Many years later, a major interchange is contemplated, and the cheapest and most convenient solution given the existing position of the interstate is to, yes, you guesses it, seizing that same community’s housing by eminent domain and again relocating the families. It is uncontested that this new development is not done on racial grounds per se – it so happens that because of where the community had been relocated the first time, they just unluckily happen to be in the wrong place now.
Without reparations being required, the para-reparation solution is to accept an inferior and more expensive route involving eminent domain on a largely white community. Is it tough on them? Sure. Unfair? Sure. Were any of them involved in the prior racist decision?
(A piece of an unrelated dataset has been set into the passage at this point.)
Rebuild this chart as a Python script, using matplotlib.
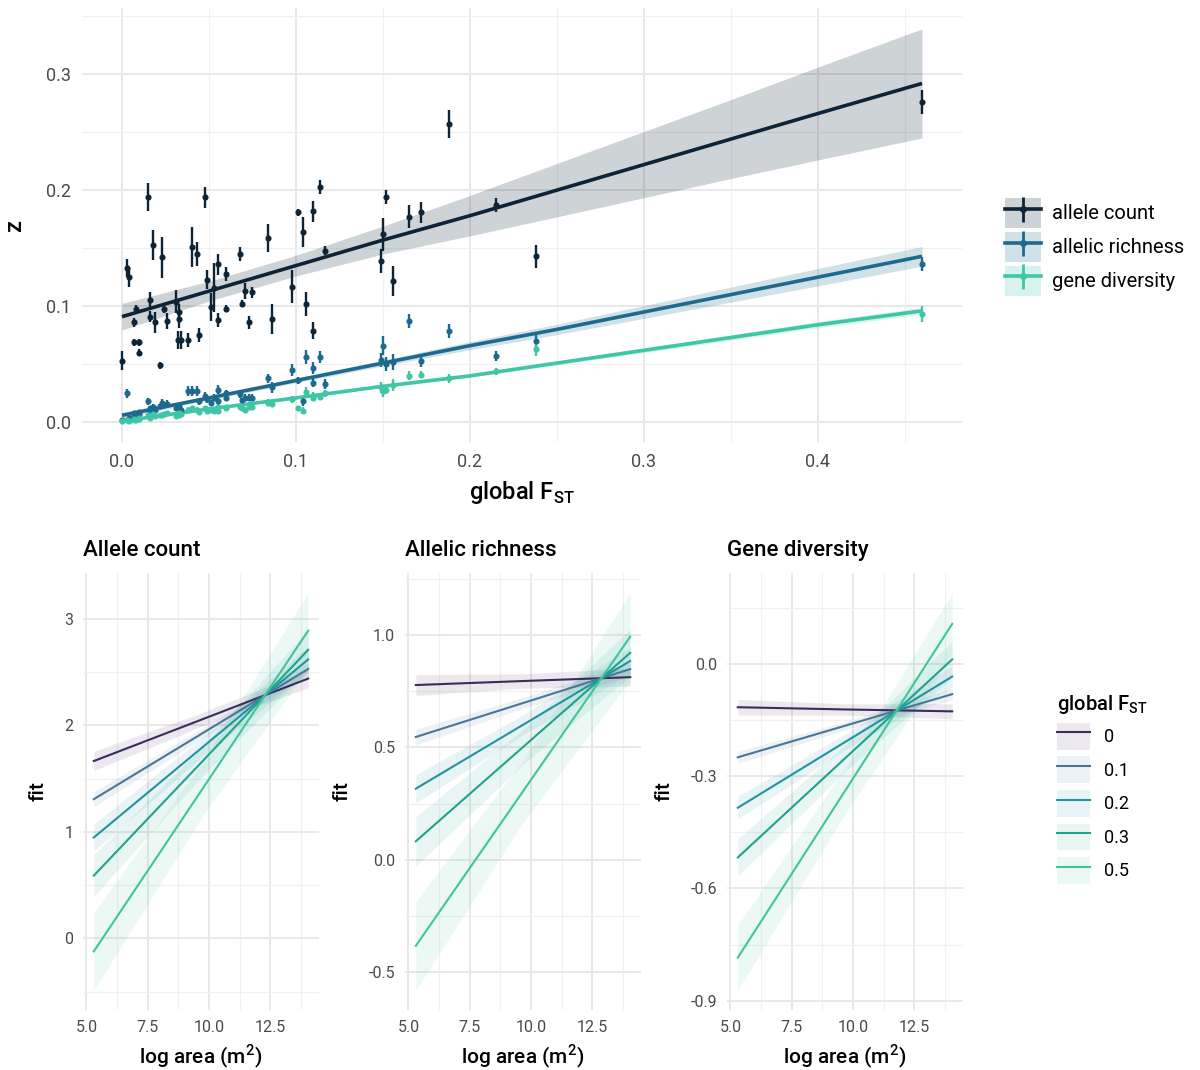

No.
But given that both solutions are unfair, the unfairness is greater were you to relocate the black community, because it compounds the prior racist relocation.
I wouldn't actually be opposed to this, since some people subjected to du jury segregation are still alive today I don't have a problem seeing reparations paid to those individuals.
1. Money.
2. White people.
3. Everyone else.
Yeah, but how can Mr Bumble stir up his fellow crackers if he doesn't throw crap like this out there?
It's not that usual any more for there to be purely "white" and purely "black" communities (fortunately). Also there are likely to be a lot of mixed-race people in both. It doesn't sound workable.
Yes, the idea of reparations is crap, fostered by the left.
See Biden appointment of Justin Hanford to UN Permanent Forum on People of African Descent call for:
Biden appointee calls on UN to create reparations tribunal: 'What justice looks like in the 21st century'.
https://www.foxnews.com/media/biden-appointee-calls-un-create-reparations-tribunal-justice-looks-like-21st-century
Obviously from your comment below you're more than happy to "stir the pot".
Here is a map of racial composition of my area: https://bestneighborhood.org/race-in-boston-ma/
The darkest blue blocks are uninhabitated parks. The green triangle about 12 miles northwest of Boston, outside the I-95 beltway, is Hanscom Air Force Base which is populated by the military. The military outsources education to adjacent towns, which get to count military families separately from residents when they report test scores.
When I visited the St. Louis suburbs I saw black people. In the Boston suburbs, they are rare. A black woman got pulled over coming to my house. When she convinced the officer she had legitimate business in town he let her go.
' A black woman got pulled over coming to my house. When she convinced the officer she had legitimate business in town he let her go.'
Did Obama intercede on her behalf?
John
The strongest argument I can think of for reparations also springs from a race map. Look at those big rural areas. (New York State is the clearest example.). You’ll see widely spaced, tiny concentrations of black people. That’s where the prisons are.
Interesting map, John. Thanks.
It turns out I live in a dark green diverse/light red Asian majority neighborhood.
I’m not convinced it’s wholly accurate, though. It shows Cambridge (Biden-92% in 2020) as less liberal than Boston(82%) and some other nearby towns.
That is a useful site. Thank you for the pointer.
Then get the ball rolling and make your contribution.